And I’ll end my gushing for Edelrid’s innovations with their soft goods (ropes and slings). Many climbers will use a double-length sling for building anchors, rappel extensions, and personal anchor systems. They’re probably the most versatile tool in a climber’s toolbox, besides the climbing rope itself. But a potential problem with slings is that they can be less durable because they don’t have a sheath protecting the core like a rope, and they can be more difficult to tie knots with because they’re flat instead of tubular and get twisted quite easily.

For the last few years, Edelrid’s Aramid Cord Sling has been quite popular because it combines the benefits of a sheath/core rope, with the versatility of a double-length sewn loop. The aramid (Kevlar) gave it excellent durability against abrasion from rubbing against rocks, but it knots and unknots very easily. Their newest version swaps the aramid for HPME, which is supposedly even more durable while being more supple to work with.

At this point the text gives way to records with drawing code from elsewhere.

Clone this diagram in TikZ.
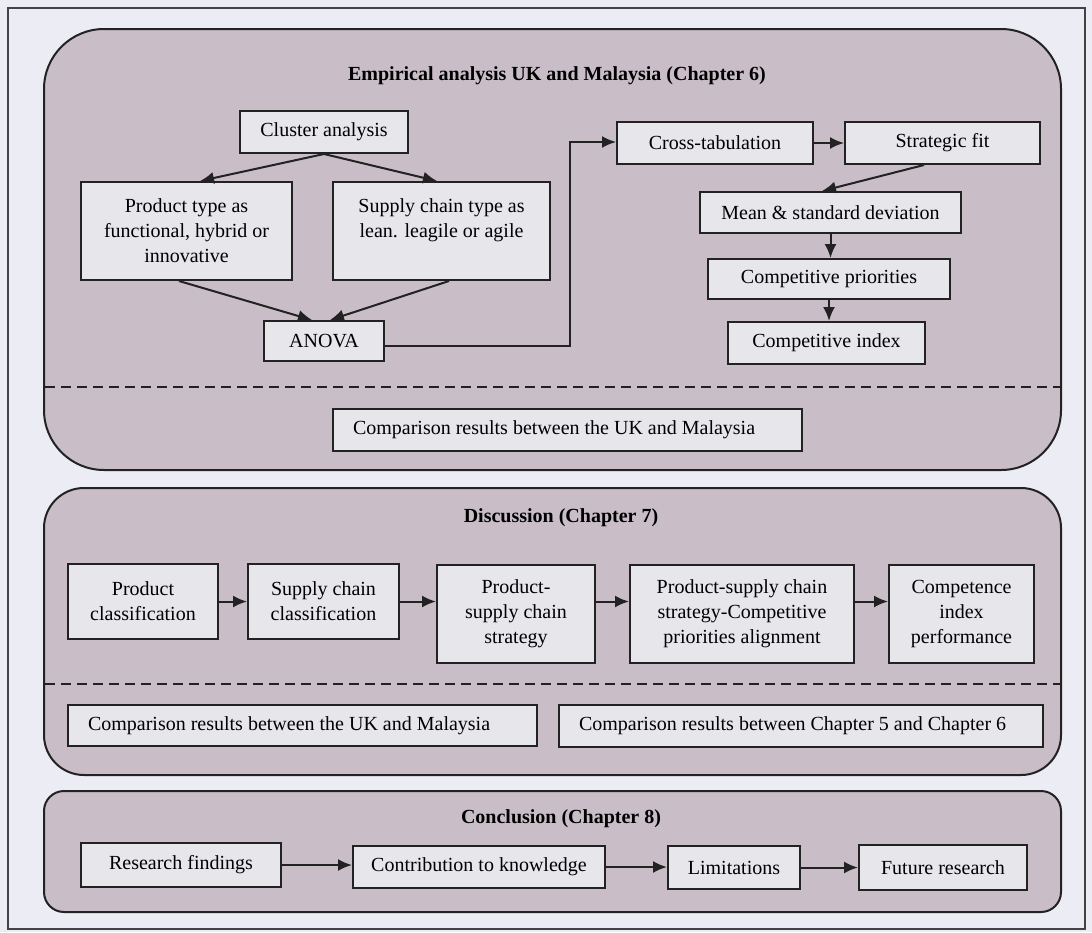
\documentclass[tikz,border=0pt]{standalone}
\usepackage{fontspec}
\setmainfont{Liberation Serif}
\usetikzlibrary{arrows.meta}
\definecolor{pagebg}{HTML}{ECEDF4}
\definecolor{panelfill}{HTML}{C9BEC8}
\definecolor{boxfill}{HTML}{E7E6EB}
\definecolor{ink}{HTML}{222222}
\begin{document}
\begin{tikzpicture}[x=1pt,y=-1pt,
  font=\fontsize{20}{25}\selectfont,
  panel/.style={draw=ink, line width=2pt, fill=panelfill},
  box/.style={draw=ink, line width=2pt, fill=boxfill, inner sep=0pt, align=center},
  sz/.style 2 args={minimum width=#1pt, minimum height=#2pt},
  wide/.style={draw=ink, line width=2pt, fill=boxfill, inner xsep=20pt,
               inner ysep=0pt, align=flush left, text width=#1pt},
  title/.style={font=\fontsize{20}{25}\selectfont\bfseries, anchor=base},
  link/.style={draw=ink, line width=2pt, -{Latex[length=14pt,width=12pt]}},
  divider/.style={draw=ink, line width=1.6pt, dash pattern=on 10pt off 6pt}]

% page and frame
\useasboundingbox (0,0) rectangle (1092,932);
\fill[pagebg] (0,0) rectangle (1092,932);
\draw[ink!85, line width=1.5pt] (8,8) rectangle (1085,929);

% ---------------- Chapter 6 ----------------
\draw[panel, rounded corners=60pt] (44,29) rectangle (1061,470);
\node[title] (t6) at (557,80) {Empirical analysis UK and Malaysia (Chapter 6)};

\node[box, sz={168}{42}] (cluster) at (324,132) {Cluster analysis};
\node[box, sz={211}{98}] (ptype) at (186.5,231)
  {Product type as\\functional, hybrid or\\innovative};
\node[box, sz={217}{98}] (stype) at (441.5,231)
  {Supply chain type as\\lean. leagile or agile\\\mbox{}};
\node[box, sz={120}{40}] (anova) at (324,341) {ANOVA};

\node[box, sz={196}{42}] (cross) at (715,143) {Cross-tabulation};
\node[box, sz={195}{42}] (fit) at (942.5,143) {Strategic fit};
\node[box, sz={261}{41}] (mean) at (830.5,212.5) {Mean \& standard deviation};
\node[box, sz={242}{40}] (cp) at (829,279) {Competitive priorities};
\node[box, sz={197}{42}] (ci) at (826.5,343) {Competitive index};

\coordinate (elbow) at (570,0);

\draw[link] (cluster.south) -- ([xshift=13.5pt]ptype.north);
\draw[link] (cluster.south) -- ([xshift=-4.5pt]stype.north);
\draw[link] ([xshift=-7.5pt]ptype.south) -- ([xshift=-12pt]anova.north);
\draw[link] ([xshift=7.5pt]stype.south) -- ([xshift=6pt]anova.north);
\draw[link] ([yshift=-5pt]anova.east) -- ([yshift=-5pt]anova.east -| elbow)
  |- ([yshift=1pt]cross.west);
\draw[link] (cross.east) -- (fit.west);
\draw[link] ([xshift=-18.5pt]fit.south) -- ([xshift=-8.5pt]mean.north);
\draw[link] (mean.south) -- (mean.south |- cp.north);
\draw[link] (cp.south) -- (cp.south |- ci.north);

\draw[divider] (45,387) -- (1060,387);
\node[wide=429, minimum height=42pt] (cmp1) at (567.5,430)
  {Comparison results between the UK and Malaysia};

% ---------------- Chapter 7 ----------------
\draw[panel, rounded corners=40pt] (44,488) rectangle (1061,775);
\node[title] (t7) at (561,522) {Discussion (Chapter 7)};

\node[box, sz={150}{75}] (pc) at (143,601.5) {Product\\classification};
\node[box, sz={151}{75}] (scc) at (323.5,601.5) {Supply chain\\classification};
\node[box, sz={158}{98}] (psc) at (516,614) {Product-\\supply chain\\strategy};
\node[box, sz={224}{98}] (align) at (742,614)
  {Product-supply chain\\strategy-Competitive\\priorities alignment};
\node[box, sz={145}{98}] (comp) at (961.5,614) {Competence\\index\\performance};

\draw[link] (pc.east) -- (scc.west);
\draw[link] (scc.east) -- (scc.east -| psc.west);
\draw[link] (psc.east |- scc.east) -- (align.west |- scc.east);
\draw[link] (align.east |- scc.east) -- (comp.west |- scc.east);

\draw[divider] (45,684) -- (1060,684);
\node[wide=429, minimum height=41pt] (cmp2) at (302.5,725.5)
  {Comparison results between the UK and Malaysia};
\node[wide=444, minimum height=42pt] (cmp3) at (801,726)
  {Comparison results between Chapter 5 and Chapter 6};

% ---------------- Chapter 8 ----------------
\draw[panel, rounded corners=20pt] (44,791) rectangle (1061,912);
\node[title] (t8) at (561,823) {Conclusion (Chapter 8)};

\node[box, sz={200}{44}] (rf) at (181,865) {Research findings};
\node[box, sz={252}{42}] (contrib) at (479,867) {Contribution to knowledge};
\node[box, sz={132}{43}] (lim) at (734,867.5) {Limitations};
\node[box, sz={168}{45}] (fut) at (943,867.5) {Future research};

\draw[link] (rf.east) -- (rf.east -| contrib.west);
\draw[link] (contrib.east) -- (contrib.east -| lim.west);
\draw[link] (lim.east) -- (lim.east -| fut.west);
\end{tikzpicture}
\end{document}
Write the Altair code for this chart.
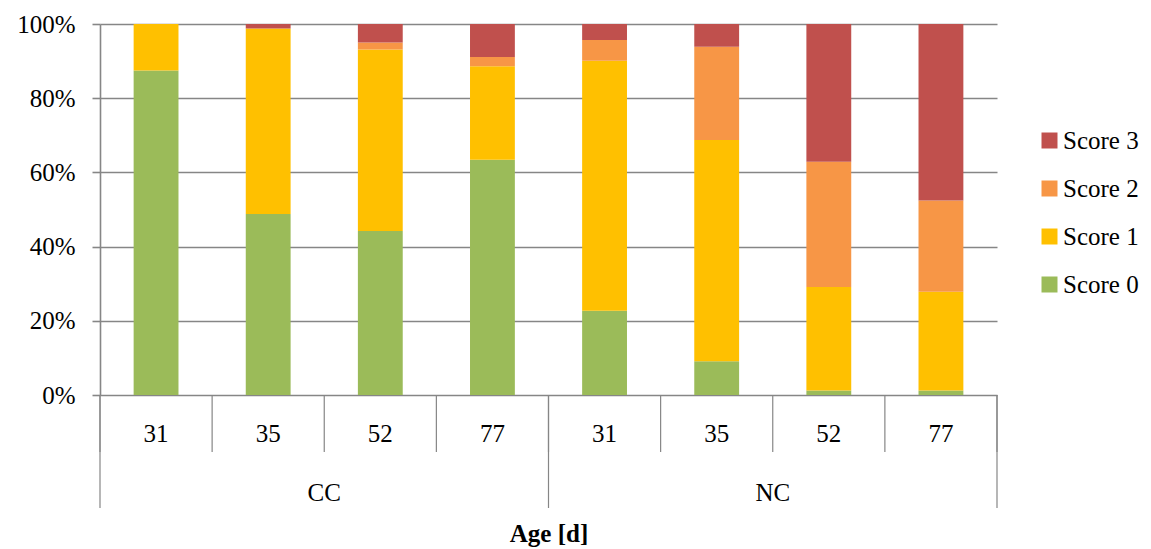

A blue curved cord with sewn ends against a white background.
Edelrid’s HPME Cord Sling. Image credit: Edelrid

Finally, Edelrid’s rope design. Your basic rope comes in one color pattern from end to end, but it’s really helpful to know where the middle of your rope is, so they’ll typically be marked with a small black section there. More modern ropes switched to being bi-pattern so that it’s both more obvious where the switches and it can’t wear away like the black markers can. But they’re usually still the same color scheme, just a slightly different pattern like spirals and checkers. Edelrid took things one step further by making their newest bi-pattern rope out of two completely different colors on each side, like red and blue, so you can’t miss when you cross the middle mark. Something that’s especially easy to do, and can be catastrophic, in the dark even with a regular bi-pattern rope. It literally looks like you have two different ropes hanging on your backpack when you’re hiking into the crag.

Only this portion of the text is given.